The IUCr CIF core dictionary
14 stars 9 forks source link

CIF2 grammar and `triple-quoted-string` and `quoted-string` #453

Closed rowlesmr closed 11 months ago

rowlesmr commented 11 months ago

I've been putting together a CIF parser and I have another question. I may also be totally off-base, as I'm translating to a PEG, and it does have different characteristics to ENBF.

I think the triple-quoted-strings should be tested before quoted-strings, as opposed to the current ENBF grammar:

https://github.com/COMCIFS/cif_core/blob/02b65fa614a4d087a428caa0e3e96892a6c50b8b/CIF2-EBNF.txt#L183-L187 and https://github.com/COMCIFS/cif_core/blob/02b65fa614a4d087a428caa0e3e96892a6c50b8b/CIF2-EBNF.txt#L164-L165

quoted-string and triple-quoted-string are defined as: (just taking "-delimited quotes to make things simpler, but the same argument applies to ')

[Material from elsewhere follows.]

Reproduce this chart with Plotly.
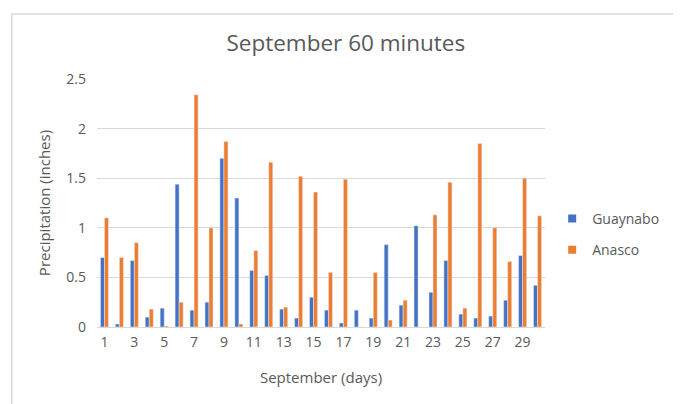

quoted-string =  quote-delim, quote-content, quote-delim ;
quote-content = { char - quote-delim } ;
quote-delim = '"' ;

triple-quoted-string = quote3-delim, quote3-content, quote3-delim  ;
quote3-delim = '"""' ;
quote3-content = { [ '"', [ '"' ] ], not-quote, { not-quote } } ;
not-quote = allchars - '"' ;

Valid quoted-strings are "hello", "", "hi 'there' you" Valid triple-quoted-strings are """hello""", """""", """hi 'there' you \n"how" \n are ""you""?"""

If I try to parse """hello""" as a quoted-string first, as per nospace-value and table-entry, it spits out "", "hello", and "", so where I'm expecting to get a single string, I've got three: triple-quoted-strings should be tested for first.

or is this just how ENBF works...?

vaitkus commented 11 months ago

Unlike in PEG, the order of alternatives in EBNF is unimportant, therefore:

 nospace-value = 
     quoted-string 
   | triple-quoted-string 
   | list 
   | table ; 

is equivalent to

 nospace-value =
   triple-quoted-string 
   | quoted-string 
   | list 
   | table ; 

I guess in the case of your program in makes sense switching them up.

rowlesmr commented 11 months ago

the order of alternatives in EBNF is unimportant

Roger. PEG is an ordered choice; first match wins, even if there are other matches further down.

Now, on to figuring out why my text fields are broken.